AF is still at shutter button. Pressing the rear button will actually LOCK the focus; potentially useful if you shoot a lot of moving subjects in AI Servo AF and prefer to activate AF with a conventional half-press of shutter button. Focus is unlocked by removing thumb from back-button.

2: Metering start / Meter + AF start
Back-button AF activation. Shutter button no longer activates AF, but of course fires the shutter. Metering is continuously updated — if you shoot a sequence of pictures, the camera takes a fresh meter reading for each one. There’s no locking of exposure, unless you separately press the AE Lock button (this last item is not possible on some EOS models).
 

3: AE Lock / Metering + AF start
Back-button AF activation. Difference between this setting and option 2 directly above is that when you press the shutter button half-way, your exposure is locked and won’t change until you pull your finger off the button entirely. Thus, if you shoot a sequence of pictures in any auto exposure mode, the exposure setting used for the first shot is used for each subsequent shot. Can be useful if you were using back-button AF to easily lock focus and shoot a series of portraits, where you wouldn’t expect lighting to change.

4: Metering + AF start / Disable
Similar to setting “0” above, but now, the camera’s rear AF-ON button is disabled. AF activation is at the shutter button. Convenient if you’re worried about accidentally pressing the back-button and don’t want to use back-button AF.

Summary:

It can take a little practice to get the hang of back-button AF, but we suggest giving it a try if you haven’t done so already. Even if at first its operation seems unorthodox, in fact it can simplify certain types of shooting and allow you to work more quickly with fewer missed shots. Back-button AF was first suggested to Canon back in the late 1980s by sports photographers who saw the need for some way to be able to start and stop AF without interfering with shooting continuous pictures. The feature is now available on all current and many previous EOS models.
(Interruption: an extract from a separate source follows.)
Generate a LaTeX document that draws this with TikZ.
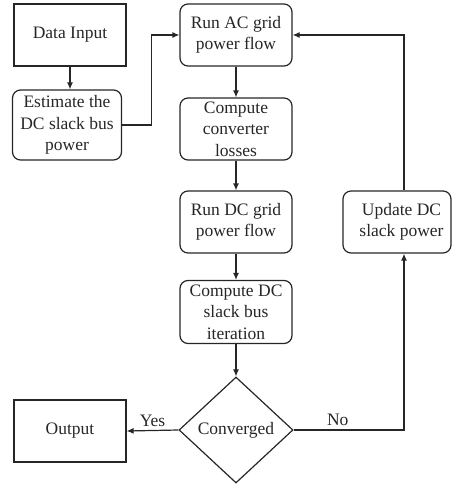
\documentclass[tikz,border=0pt]{standalone}
\usepackage{fontspec}
\setmainfont{Liberation Serif}
\usetikzlibrary{arrows.meta,shapes.geometric}
\tikzset{
  plainbox/.style={draw, line width=1.2pt, minimum width=112pt, minimum height=62pt, inner sep=0pt, align=center},
  roundbox/.style={plainbox, rounded corners=8pt},
  decision/.style={draw, line width=1.2pt, diamond, minimum width=114pt, minimum height=106pt, inner sep=0pt, align=center},
  flowline/.style={->, line width=1.2pt}
}
\begin{document}
\begin{tikzpicture}[x=1pt, y=-1pt, >={Latex[length=7pt,width=6pt]},
    font=\fontsize{17.5}{21.5}\selectfont, color=black!85]
        \useasboundingbox (0,0) rectangle (452,484);
        % Left column
        \node[plainbox] (input) at (70,35) {Data Input};
        \node[roundbox, minimum width=109pt, minimum height=70pt] (estimate) at (67,125) {Estimate the\\DC slack bus\\power};
        \node[plainbox] (output) at (70,431) {Output};

        % Middle column
        \node[roundbox] (runac) at (236,35) {Run AC grid\\power flow};
        \node[roundbox] (losses) at (236,129) {Compute\\converter\\losses};
        \node[roundbox] (rundc) at (236,222) {Run DC grid\\power flow};
        \node[roundbox, minimum height=63pt] (slack) at (236,312) {Compute DC\\slack bus\\iteration};
        \node[decision] (conv) at (236,430) {Converged};

        % Right column
        \node[roundbox, minimum width=108pt] (update) at (397,222) {\hspace*{9pt}Update DC\\\hspace*{9pt}slack power};

        % Connectors
        \draw[flowline] (input) -- (input |- estimate.north);
        \draw[flowline] (estimate.east) -- ++(29,0) |- (runac.west);
        \draw[flowline] (runac) -- (losses);
        \draw[flowline] (losses) -- (rundc);
        \draw[flowline] (rundc) -- (slack);
        \draw[flowline] (slack) -- (conv);
        \draw[flowline] (conv.west) -- node[above] (yes) {Yes} (output.east);
        \draw[flowline] (conv.east) -- node[above, pos=0.4] (no) {No} ([xshift=7pt]conv.east -| update.south) -- ([xshift=7pt]update.south);
        \draw[flowline] ([xshift=7pt]update.north) |- (runac.east);
    \end{tikzpicture}
\end{document}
It’s no longer just for pros — any photographer can experiment with it and benefit from it in certain conditions.

Finally, remember that like any Custom Function, you can always return the camera back to factory-default operation by returning that Custom Function to option “zero”, or returning the Custom Controls C.Fn for the shutter button, AF-ON, and/or AEL button to the first of each button's available options.